» **DESCRIPTION OF THE TASK**
Reproduce the listing exactly, with no pictures in your copy.

» **RAW DATA**

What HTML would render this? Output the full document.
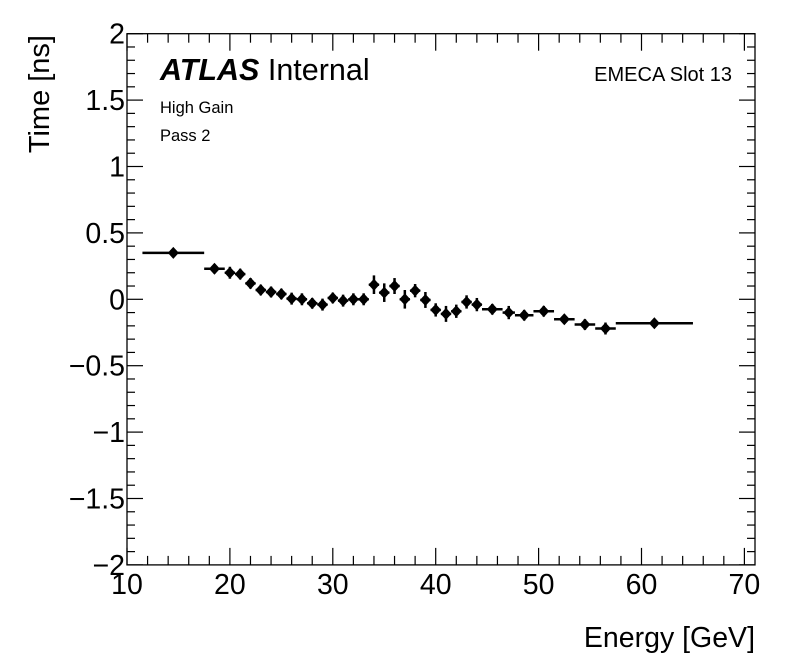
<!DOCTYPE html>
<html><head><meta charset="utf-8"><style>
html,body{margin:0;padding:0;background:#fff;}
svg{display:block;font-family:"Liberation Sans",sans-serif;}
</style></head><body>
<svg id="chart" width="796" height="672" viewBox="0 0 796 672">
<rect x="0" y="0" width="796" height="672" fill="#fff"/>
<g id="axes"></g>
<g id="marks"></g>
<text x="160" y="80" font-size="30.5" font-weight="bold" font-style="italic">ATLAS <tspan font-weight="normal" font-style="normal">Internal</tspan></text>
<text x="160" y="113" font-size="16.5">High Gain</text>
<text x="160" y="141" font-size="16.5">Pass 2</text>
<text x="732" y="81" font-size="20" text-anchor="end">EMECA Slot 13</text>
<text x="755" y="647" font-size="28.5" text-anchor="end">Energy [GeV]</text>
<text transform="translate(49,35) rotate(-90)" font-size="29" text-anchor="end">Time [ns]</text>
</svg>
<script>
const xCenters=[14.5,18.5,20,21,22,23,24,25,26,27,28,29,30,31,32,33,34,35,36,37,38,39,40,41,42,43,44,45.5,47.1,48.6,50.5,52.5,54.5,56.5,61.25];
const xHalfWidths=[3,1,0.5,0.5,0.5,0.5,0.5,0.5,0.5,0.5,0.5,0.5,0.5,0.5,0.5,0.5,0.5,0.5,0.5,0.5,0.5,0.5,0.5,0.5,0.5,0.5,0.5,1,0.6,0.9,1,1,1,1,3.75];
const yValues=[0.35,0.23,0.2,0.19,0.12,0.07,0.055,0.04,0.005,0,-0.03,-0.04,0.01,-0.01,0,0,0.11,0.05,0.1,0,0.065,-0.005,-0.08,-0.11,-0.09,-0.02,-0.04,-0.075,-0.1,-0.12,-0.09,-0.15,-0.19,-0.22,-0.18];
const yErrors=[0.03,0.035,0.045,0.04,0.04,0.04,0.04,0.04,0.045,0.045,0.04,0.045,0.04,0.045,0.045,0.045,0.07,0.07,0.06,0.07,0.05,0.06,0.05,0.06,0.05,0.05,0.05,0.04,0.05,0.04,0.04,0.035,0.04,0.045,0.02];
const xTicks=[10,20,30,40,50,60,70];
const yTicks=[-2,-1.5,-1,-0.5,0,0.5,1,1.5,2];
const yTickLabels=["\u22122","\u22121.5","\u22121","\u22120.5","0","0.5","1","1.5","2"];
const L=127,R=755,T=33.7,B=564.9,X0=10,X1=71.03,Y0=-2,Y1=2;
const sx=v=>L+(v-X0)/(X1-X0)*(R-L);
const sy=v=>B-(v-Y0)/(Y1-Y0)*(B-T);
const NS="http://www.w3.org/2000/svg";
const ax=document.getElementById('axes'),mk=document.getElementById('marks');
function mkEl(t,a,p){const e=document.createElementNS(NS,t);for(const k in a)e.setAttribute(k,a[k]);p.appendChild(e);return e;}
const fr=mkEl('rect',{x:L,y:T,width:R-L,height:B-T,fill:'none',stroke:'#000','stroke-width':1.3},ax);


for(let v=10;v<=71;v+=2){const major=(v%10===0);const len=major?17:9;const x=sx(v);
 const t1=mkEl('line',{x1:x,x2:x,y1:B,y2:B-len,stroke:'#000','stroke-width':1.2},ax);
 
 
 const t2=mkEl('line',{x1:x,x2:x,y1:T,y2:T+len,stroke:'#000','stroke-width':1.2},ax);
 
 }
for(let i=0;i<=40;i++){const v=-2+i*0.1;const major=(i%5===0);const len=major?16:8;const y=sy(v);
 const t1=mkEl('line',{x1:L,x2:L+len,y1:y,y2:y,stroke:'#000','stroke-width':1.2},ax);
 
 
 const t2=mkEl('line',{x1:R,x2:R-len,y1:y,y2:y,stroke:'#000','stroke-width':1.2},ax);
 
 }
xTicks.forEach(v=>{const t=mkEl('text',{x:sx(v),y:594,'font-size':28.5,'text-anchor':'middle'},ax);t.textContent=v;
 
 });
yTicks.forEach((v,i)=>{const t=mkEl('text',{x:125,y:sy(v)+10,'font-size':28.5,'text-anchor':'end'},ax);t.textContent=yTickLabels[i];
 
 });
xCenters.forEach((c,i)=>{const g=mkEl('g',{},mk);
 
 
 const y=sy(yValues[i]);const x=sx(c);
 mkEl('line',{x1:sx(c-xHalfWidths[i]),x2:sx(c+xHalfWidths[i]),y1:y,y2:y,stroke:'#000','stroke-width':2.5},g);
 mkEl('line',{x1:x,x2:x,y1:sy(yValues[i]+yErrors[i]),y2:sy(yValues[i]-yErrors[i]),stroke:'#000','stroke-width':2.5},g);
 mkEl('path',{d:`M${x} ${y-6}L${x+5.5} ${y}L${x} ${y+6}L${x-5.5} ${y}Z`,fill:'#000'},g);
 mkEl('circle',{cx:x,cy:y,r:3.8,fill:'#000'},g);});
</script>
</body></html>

» **THE RESPONSE**
What HTML would render this? Output the full document.
<!DOCTYPE html>
<html><head><meta charset="utf-8"><style>
html,body{margin:0;padding:0;background:#fff;}
svg{display:block;font-family:"Liberation Sans",sans-serif;}
</style></head><body>
<svg id="chart" width="796" height="672" viewBox="0 0 796 672">
<rect x="0" y="0" width="796" height="672" fill="#fff"/>
<g id="axes"></g>
<g id="marks"></g>
<text x="160" y="80" font-size="30.5" font-weight="bold" font-style="italic">ATLAS <tspan font-weight="normal" font-style="normal">Internal</tspan></text>
<text x="160" y="113" font-size="16.5">High Gain</text>
<text x="160" y="141" font-size="16.5">Pass 2</text>
<text x="732" y="81" font-size="20" text-anchor="end">EMECA Slot 13</text>
<text x="755" y="647" font-size="28.5" text-anchor="end">Energy [GeV]</text>
<text transform="translate(49,35) rotate(-90)" font-size="29" text-anchor="end">Time [ns]</text>
</svg>
<script>
const xCenters=[14.5,18.5,20,21,22,23,24,25,26,27,28,29,30,31,32,33,34,35,36,37,38,39,40,41,42,43,44,45.5,47.1,48.6,50.5,52.5,54.5,56.5,61.25];
const xHalfWidths=[3,1,0.5,0.5,0.5,0.5,0.5,0.5,0.5,0.5,0.5,0.5,0.5,0.5,0.5,0.5,0.5,0.5,0.5,0.5,0.5,0.5,0.5,0.5,0.5,0.5,0.5,1,0.6,0.9,1,1,1,1,3.75];
const yValues=[0.35,0.23,0.2,0.19,0.12,0.07,0.055,0.04,0.005,0,-0.03,-0.04,0.01,-0.01,0,0,0.11,0.05,0.1,0,0.065,-0.005,-0.08,-0.11,-0.09,-0.02,-0.04,-0.075,-0.1,-0.12,-0.09,-0.15,-0.19,-0.22,-0.18];
const yErrors=[0.03,0.035,0.045,0.04,0.04,0.04,0.04,0.04,0.045,0.045,0.04,0.045,0.04,0.045,0.045,0.045,0.07,0.07,0.06,0.07,0.05,0.06,0.05,0.06,0.05,0.05,0.05,0.04,0.05,0.04,0.04,0.035,0.04,0.045,0.02];
const xTicks=[10,20,30,40,50,60,70];
const yTicks=[-2,-1.5,-1,-0.5,0,0.5,1,1.5,2];
const yTickLabels=["\u22122","\u22121.5","\u22121","\u22120.5","0","0.5","1","1.5","2"];
const L=127,R=755,T=33.7,B=564.9,X0=10,X1=71.03,Y0=-2,Y1=2;
const sx=v=>L+(v-X0)/(X1-X0)*(R-L);
const sy=v=>B-(v-Y0)/(Y1-Y0)*(B-T);
const NS="http://www.w3.org/2000/svg";
const ax=document.getElementById('axes'),mk=document.getElementById('marks');
function mkEl(t,a,p){const e=document.createElementNS(NS,t);for(const k in a)e.setAttribute(k,a[k]);p.appendChild(e);return e;}
const fr=mkEl('rect',{x:L,y:T,width:R-L,height:B-T,fill:'none',stroke:'#000','stroke-width':1.3},ax);


for(let v=10;v<=71;v+=2){const major=(v%10===0);const len=major?17:9;const x=sx(v);
 const t1=mkEl('line',{x1:x,x2:x,y1:B,y2:B-len,stroke:'#000','stroke-width':1.2},ax);
 
 
 const t2=mkEl('line',{x1:x,x2:x,y1:T,y2:T+len,stroke:'#000','stroke-width':1.2},ax);
 
 }
for(let i=0;i<=40;i++){const v=-2+i*0.1;const major=(i%5===0);const len=major?16:8;const y=sy(v);
 const t1=mkEl('line',{x1:L,x2:L+len,y1:y,y2:y,stroke:'#000','stroke-width':1.2},ax);
 
 
 const t2=mkEl('line',{x1:R,x2:R-len,y1:y,y2:y,stroke:'#000','stroke-width':1.2},ax);
 
 }
xTicks.forEach(v=>{const t=mkEl('text',{x:sx(v),y:594,'font-size':28.5,'text-anchor':'middle'},ax);t.textContent=v;
 
 });
yTicks.forEach((v,i)=>{const t=mkEl('text',{x:125,y:sy(v)+10,'font-size':28.5,'text-anchor':'end'},ax);t.textContent=yTickLabels[i];
 
 });
xCenters.forEach((c,i)=>{const g=mkEl('g',{},mk);
 
 
 const y=sy(yValues[i]);const x=sx(c);
 mkEl('line',{x1:sx(c-xHalfWidths[i]),x2:sx(c+xHalfWidths[i]),y1:y,y2:y,stroke:'#000','stroke-width':2.5},g);
 mkEl('line',{x1:x,x2:x,y1:sy(yValues[i]+yErrors[i]),y2:sy(yValues[i]-yErrors[i]),stroke:'#000','stroke-width':2.5},g);
 mkEl('path',{d:`M${x} ${y-6}L${x+5.5} ${y}L${x} ${y+6}L${x-5.5} ${y}Z`,fill:'#000'},g);
 mkEl('circle',{cx:x,cy:y,r:3.8,fill:'#000'},g);});
</script>
</body></html>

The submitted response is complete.